It’s been the longest break for Nagaland in the last decade or so. For the last three years, there is an acute dearth of Nagas from the state clearing the UPSC’s Civil Services Exam. This is in stark contrast to the scene around ten years back when at least a name or two from Nagaland would figure in the coveted list every year. In 2017, Swapneel Paul, hailing from Dimapur, managed to put the state in some reckoning.
What has resulted in such a state of affairs today? There is no single definitive answer as to the whys. Without looking at the personal side of the story, some underlying factors, not necessarily exhaustive, can be identified.
First, the method of teaching as well as the way Board exam questions are set in Nagaland leaves much to be desired. The school curriculum, per se, is not to be blamed as it is updated regularly as per the directives and requirements set nationally. Then, does the problem lies with the culture of rote memory and readymade notes given by teachers from high school to even college level?
In the light of such a spoon-fed environment, there is hardly any room for developing a student’s analytical skills, concurred one officer, who cleared the exam in 2013. “It is to be noted that competitive exams at the national level are becoming more and more knowledge-cum-analytical based.”
The traditions of students asking questions are minimal in Nagaland. Sometimes, even the learning environment – due to various factors, personal or otherwise- are not very encouraging for those students who tend to ask ‘too many’ questions. In fact, branding a student as ‘over smart’ or ‘misfit’ for being curious enough to be more inquisitive is a reality. It might be resulting in a pervasive education culture, where knowledge is accepted as given without any question and where there are hardly any discussions in the classrooms.
Is the current infatuation with the Nagaland Public Service Commission (NPSC) exam also affecting the outcome? Apart from the ethical and moral side of this preoccupation, from the competition point of view, the pattern of questions asked in UPSC and NPSC exams varies to a great degree. The former tends to be more factual based while the latter requires much analysis and reasoning in addition to the basic knowledge requirements.
Many civil service aspirants, thus, end up sitting for both the exams, trying to grapple with two types of exam system amidst unpredictable exam schedules (mostly NPSC), and end up either becoming master of none or giving up one in favour of the other at a later stage.

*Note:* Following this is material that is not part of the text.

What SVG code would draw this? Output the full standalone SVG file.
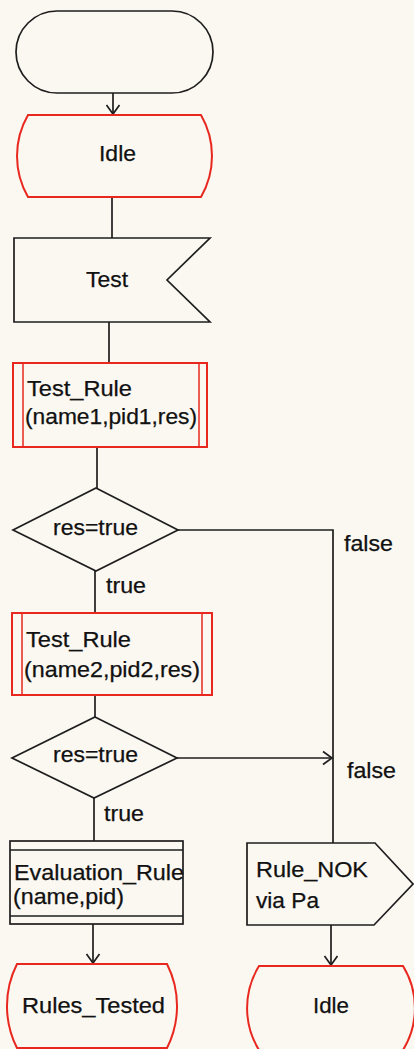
<svg xmlns="http://www.w3.org/2000/svg" width="414" height="1049" viewBox="0 0 414 1049">
  <style>
    .bg { fill: #fbf8f2; }
    .blk { fill: none; stroke: #1e1e1e; stroke-width: 1.7; stroke-linejoin: miter; }
    .red { fill: none; stroke: #e8281f; stroke-width: 2; }
    .redthin { fill: none; stroke: #e8281f; stroke-width: 1.5; }
    .edge { fill: none; stroke: #1e1e1e; stroke-width: 1.7; }
    text { font-family: "Liberation Sans", Arial, sans-serif; font-size: 21.5px; fill: #111; stroke: #111; stroke-width: 0.25; }
  </style>
  <defs>
    <marker id="arrow" markerUnits="userSpaceOnUse" markerWidth="20" markerHeight="20" viewBox="-12 -10 14 20" refX="0" refY="0" orient="auto">
      <path d="M-9,-6.5 L0,0 L-9,6.5" fill="none" stroke="#1e1e1e" stroke-width="1.7"/>
    </marker>
  </defs>

  <rect class="bg" x="0" y="0" width="414" height="1049"/>

  <!-- connectors -->
  <g id="connectors">
    <path class="edge" d="M113,93 L113,114" marker-end="url(#arrow)"/>
    <path class="edge" d="M112,197 L112,238"/>
    <path class="edge" d="M109,322 L109,363"/>
    <path class="edge" d="M97,447 L97,488"/>
    <path class="edge" d="M95,571 L95,613"/>
    <path class="edge" d="M178,530 L333,530 L333,843"/>
    <path class="edge" d="M95,695 L95,717"/>
    <path class="edge" d="M177,758 L332,758" marker-end="url(#arrow)"/>
    <path class="edge" d="M94,798 L94,841"/>
    <path class="edge" d="M93,924 L93,963" marker-end="url(#arrow)"/>
    <path class="edge" d="M331,925 L331,965" marker-end="url(#arrow)"/>
    <text x="106" y="593" textLength="40" lengthAdjust="spacingAndGlyphs">true</text>
    <text x="344" y="551" textLength="49" lengthAdjust="spacingAndGlyphs">false</text>
    <text x="104" y="821" textLength="40" lengthAdjust="spacingAndGlyphs">true</text>
    <text x="347" y="778" textLength="49" lengthAdjust="spacingAndGlyphs">false</text>
  </g>

  <!-- start -->
  <g id="start">
    <rect class="blk" x="16" y="11" width="197" height="82" rx="41" ry="41"/>
  </g>

  <!-- state Idle -->
  <g id="idle_top">
    <path class="red" d="M28,115 L201,115 A82,82 0 0 1 201,197 L28,197 A82,82 0 0 1 28,115 Z"/>
    <text x="99" y="161" textLength="37" lengthAdjust="spacingAndGlyphs">Idle</text>
  </g>

  <!-- input signal Test -->
  <g id="test">
    <path class="blk" d="M14,238 L210,238 L167,280 L210,322 L14,322 Z"/>
    <text x="86" y="287" textLength="42" lengthAdjust="spacingAndGlyphs">Test</text>
  </g>

  <!-- procedure call 1 -->
  <g id="test_rule_1">
    <rect class="red" x="13" y="363" width="194" height="84"/>
    <path class="redthin" d="M23,363 L23,447 M199,363 L199,447"/>
    <text x="27" y="396" textLength="105" lengthAdjust="spacingAndGlyphs">Test_Rule</text>
    <text x="25" y="424" textLength="172" lengthAdjust="spacingAndGlyphs">(name1,pid1,res)</text>
  </g>

  <!-- decision 1 -->
  <g id="decision_1">
    <path class="blk" d="M96,488 L178,530 L96,571 L13,530 Z"/>
    <text x="53" y="535" textLength="85" lengthAdjust="spacingAndGlyphs">res=true</text>
  </g>

  <!-- procedure call 2 -->
  <g id="test_rule_2">
    <rect class="red" x="12" y="613" width="200" height="82"/>
    <path class="redthin" d="M22,613 L22,695 M202,613 L202,695"/>
    <text x="26" y="647" textLength="105" lengthAdjust="spacingAndGlyphs">Test_Rule</text>
    <text x="24" y="677" textLength="176" lengthAdjust="spacingAndGlyphs">(name2,pid2,res)</text>
  </g>

  <!-- decision 2 -->
  <g id="decision_2">
    <path class="blk" d="M95,717 L177,758 L94,798 L12,758 Z"/>
    <text x="53" y="762" textLength="85" lengthAdjust="spacingAndGlyphs">res=true</text>
  </g>

  <!-- macro call -->
  <g id="evaluation_rule">
    <rect class="blk" x="10" y="841" width="173" height="83"/>
    <path class="blk" d="M10,850 L183,850 M10,916 L183,916"/>
    <text x="14" y="880" textLength="170" lengthAdjust="spacingAndGlyphs">Evaluation_Rule</text>
    <text x="13" y="904" textLength="111" lengthAdjust="spacingAndGlyphs">(name,pid)</text>
  </g>

  <!-- output signal -->
  <g id="rule_nok">
    <path class="blk" d="M247,843 L375,843 L413,884 L374,925 L247,925 Z"/>
    <text x="256" y="877" textLength="112" lengthAdjust="spacingAndGlyphs">Rule_NOK</text>
    <text x="256" y="908" textLength="63" lengthAdjust="spacingAndGlyphs">via Pa</text>
  </g>

  <!-- state Rules_Tested -->
  <g id="rules_tested">
    <path class="red" d="M17,964 L167,964 A93,93 0 0 1 167,1048 L17,1048 A93,93 0 0 1 17,964 Z"/>
    <text x="22" y="1013" textLength="143" lengthAdjust="spacingAndGlyphs">Rules_Tested</text>
  </g>

  <!-- state Idle -->
  <g id="idle_bottom">
    <path class="red" d="M259,966 L403,966 A80,80 0 0 1 403,1050 L259,1050 A80,80 0 0 1 259,966 Z"/>
    <text x="313" y="1013" textLength="36" lengthAdjust="spacingAndGlyphs">Idle</text>
  </g>
</svg>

The support for civil servant aspirants from the state government has also been far from satisfactory. At a time when other state governments are spending lakhs and even financing the coaching of those who have qualified for Mains exams, the mere allocation of a few thousand rupees to those sitting for the Mains from the state is peanuts, comparatively. The lack of state support on the lines of other states puts aspirants from our state, particularly those from poor families, at a great disadvantage. State support matters, particularly in exams like UPSC where competition is so intense that the fine line of difference between winners and losers are decided by how much support they have, in terms of having the means to access study materials and teaching.
The annual nationwide competitive examination conducted by the Union Public Service Commission (UPSC) is considered among the gateway to higher echelons of governance in India and invariably associated with power, prestige and status in the society. Success in the exam has also ramifications for the future in state polity.
On the occasion of Civil Services Day (April 21), Nagaland has every reason to be mournful of the missed opportunities of an entire generation. A hat trick of ‘Nils’ is an immeasurable loss. The need of the hour is to overhaul the entire education system and culture.
The objective of the current appraisal is to create a starting point for discussion and introspection on what has resulted in such a dismal performance, especially of the post-1990 generation, in competitive exams at the national level, and it needs further scrutiny.